• TASK TO COMPLETE:
Print exactly the lines from the first one down to the line containing "orange = '#e84816'", both ends included, with no pictures and nothing else.
# # #
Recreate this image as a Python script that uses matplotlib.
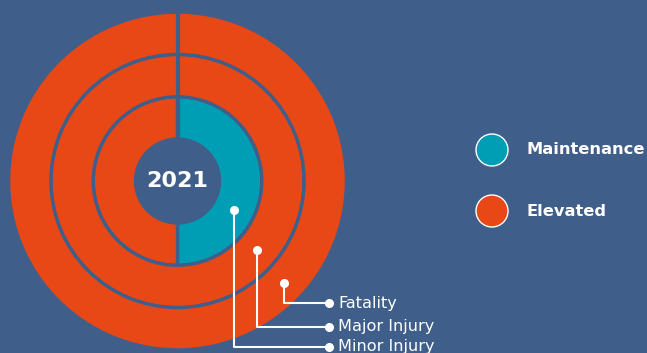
import numpy as np
import matplotlib
matplotlib.use('Agg')
import matplotlib.pyplot as plt
from matplotlib.patches import Circle

# ring data, inner to outer
rings = ['Minor Injury', 'Major Injury', 'Fatality']
maintenance = [50, 0, 0]
elevated = [50, 100, 100]
year = '2021'
legend_labels = ['Maintenance', 'Elevated']

bg = '#3f5e8a'
teal = '#009eb4'
orange = '#e84816'

fig = plt.figure(figsize=(6.47, 3.53), dpi=100, facecolor=bg)
ax = fig.add_axes([0, 0, 1, 1])
ax.set_facecolor(bg)

cx, cy = 177.5, 172
hole = 42
width = 42.3

for i in range(len(rings)):
    vals = [maintenance[i], elevated[i]]
    cols = [teal, orange]
    vals_nz = [v for v in vals if v > 0]
    cols_nz = [c for v, c in zip(vals, cols) if v > 0]
    r = hole + width * (i + 1)
    ax.pie(vals_nz, colors=cols_nz, radius=r, center=(cx, cy), startangle=90,
           counterclock=False, frame=True,
           wedgeprops=dict(width=width, edgecolor=bg, linewidth=2.4))

# divider at the top
ax.plot([cx, cx], [cy + hole, cy + hole + width * 3 + 2], color=bg, lw=3, solid_capstyle='butt')
ax.set_xlim(0, 647)
ax.set_ylim(0, 353)
ax.set_aspect('equal')
ax.axis('off')

ax.text(cx, cy, year, color='white', fontsize=16, fontweight='bold', ha='center', va='center')

# leader lines
angles = [-27.5, -40.7, -43.8]
label_y = [6.5, 26.5, 50]
for i, name in enumerate(rings):
    rm = hole + width * (i + 0.5)
    a = np.radians(angles[i])
    px, py = cx + rm * np.cos(a), cy + rm * np.sin(a)
    ax.plot([px, px, 329], [py, label_y[i], label_y[i]], color='white', lw=1.5)
    ax.plot([px, 329], [py, label_y[i]], 'o', color='white', markersize=5.5)
    ax.text(338, label_y[i] - 4.7, name, color='white', fontsize=11.6,
            va='baseline', ha='left')

# legend
for lab, col, ly in zip(legend_labels, [teal, orange], [203, 142]):
    ax.add_patch(Circle((492, ly), 16, facecolor=col, edgecolor='white', lw=1))
    ax.text(527, ly, lab, color='white', fontsize=11.7, fontweight='bold', va='center', ha='left')

fig.savefig('out.png', dpi=100, facecolor=bg)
# # #
• FULL SOLUTION:
Recreate this image as a Python script that uses matplotlib.
import numpy as np
import matplotlib
matplotlib.use('Agg')
import matplotlib.pyplot as plt
from matplotlib.patches import Circle

# ring data, inner to outer
rings = ['Minor Injury', 'Major Injury', 'Fatality']
maintenance = [50, 0, 0]
elevated = [50, 100, 100]
year = '2021'
legend_labels = ['Maintenance', 'Elevated']

bg = '#3f5e8a'
teal = '#009eb4'
orange = '#e84816'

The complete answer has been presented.